WHAT YOU NEED TO DO
Can you transcribe the data exactly? Leave the pictures out.

-- START OF SUPPLIED INFORMATION --

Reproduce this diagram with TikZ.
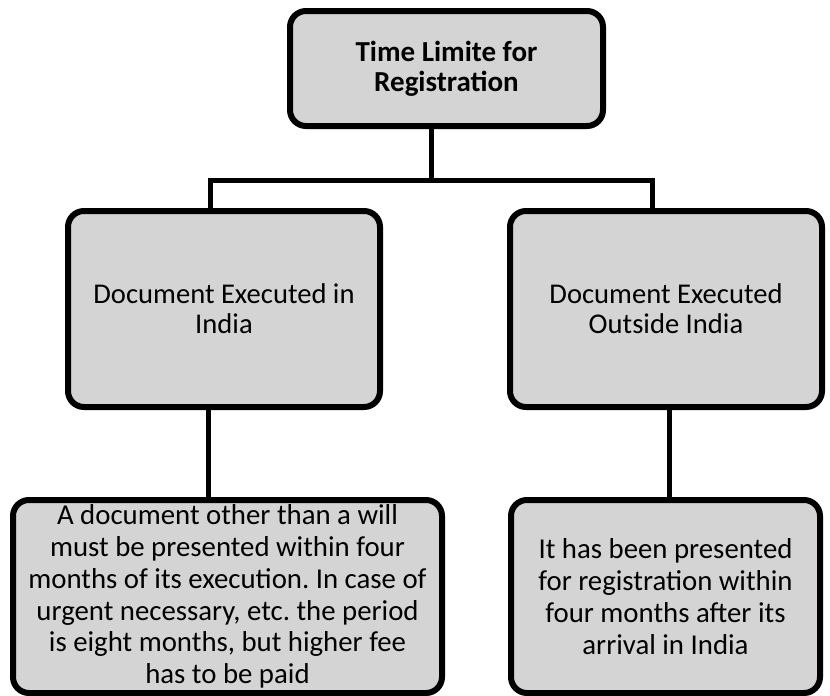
\documentclass[tikz,border=0pt]{standalone}
\usepackage{fontspec}
\setmainfont{Carlito}
\usepackage{tikz}
\definecolor{boxgray}{RGB}{212,212,212}
\frenchspacing

\begin{document}
\begin{tikzpicture}[x=1pt, y=-1pt,
  box/.style={draw=black, fill=boxgray, line width=6pt, rounded corners=16pt, align=center, inner sep=0pt, font=\fontsize{28.6}{30}\selectfont},
  note/.style={box, font=\fontsize{28.8}{31.8}\selectfont},
  link/.style={line width=5pt}]
  \useasboundingbox (0,0) rectangle (830,696);
  % boxes
  \node[box, minimum width=313pt, minimum height=115pt, font=\bfseries\fontsize{29}{30}\selectfont] (limit) at (446.5,68.5) {Time Limite for\\Registration};
  \node[box, minimum width=312pt, minimum height=196pt] (inindia) at (224,309) {Document Executed in\\India};
  \node[box, minimum width=312pt, minimum height=196pt] (outindia) at (666,309) {Document Executed\\Outside India};
  \node[note, minimum width=429pt, minimum height=193pt] (within4) at (227.5,596.5) {A document other than a will\\must be presented within four\\months of its execution. In case of\\urgent necessary, etc. the period\\is eight months, but higher fee\\has to be paid};
  \node[note, minimum width=309pt, minimum height=193pt] (arrival) at (665.5,596.5) {It has been presented\\for registration within\\four months after its\\arrival in India};
  % connectors
  \coordinate (split) at (431,180.5);
  \coordinate (hl) at (210,180.5);
  \coordinate (hr) at (652,180.5);
  \coordinate (dl) at (208,409);
  \coordinate (dr) at (669,409);
  \draw[link] (limit.south -| split) -- (split);
  \draw[link] (hl |- inindia.north) -- (hl) -- (hr) -- (hr |- outindia.north);
  \draw[link] (dl) -- (dl |- within4.north);
  \draw[link] (dr) -- (dr |- arrival.north);
\end{tikzpicture}
\end{document}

-- END OF SUPPLIED INFORMATION --

THE SOLUTION
Reproduce this diagram with TikZ.
\documentclass[tikz,border=0pt]{standalone}
\usepackage{fontspec}
\setmainfont{Carlito}
\usepackage{tikz}
\definecolor{boxgray}{RGB}{212,212,212}
\frenchspacing

\begin{document}
\begin{tikzpicture}[x=1pt, y=-1pt,
  box/.style={draw=black, fill=boxgray, line width=6pt, rounded corners=16pt, align=center, inner sep=0pt, font=\fontsize{28.6}{30}\selectfont},
  note/.style={box, font=\fontsize{28.8}{31.8}\selectfont},
  link/.style={line width=5pt}]
  \useasboundingbox (0,0) rectangle (830,696);
  % boxes
  \node[box, minimum width=313pt, minimum height=115pt, font=\bfseries\fontsize{29}{30}\selectfont] (limit) at (446.5,68.5) {Time Limite for\\Registration};
  \node[box, minimum width=312pt, minimum height=196pt] (inindia) at (224,309) {Document Executed in\\India};
  \node[box, minimum width=312pt, minimum height=196pt] (outindia) at (666,309) {Document Executed\\Outside India};
  \node[note, minimum width=429pt, minimum height=193pt] (within4) at (227.5,596.5) {A document other than a will\\must be presented within four\\months of its execution. In case of\\urgent necessary, etc. the period\\is eight months, but higher fee\\has to be paid};
  \node[note, minimum width=309pt, minimum height=193pt] (arrival) at (665.5,596.5) {It has been presented\\for registration within\\four months after its\\arrival in India};
  % connectors
  \coordinate (split) at (431,180.5);
  \coordinate (hl) at (210,180.5);
  \coordinate (hr) at (652,180.5);
  \coordinate (dl) at (208,409);
  \coordinate (dr) at (669,409);
  \draw[link] (limit.south -| split) -- (split);
  \draw[link] (hl |- inindia.north) -- (hl) -- (hr) -- (hr |- outindia.north);
  \draw[link] (dl) -- (dl |- within4.north);
  \draw[link] (dr) -- (dr |- arrival.north);
\end{tikzpicture}
\end{document}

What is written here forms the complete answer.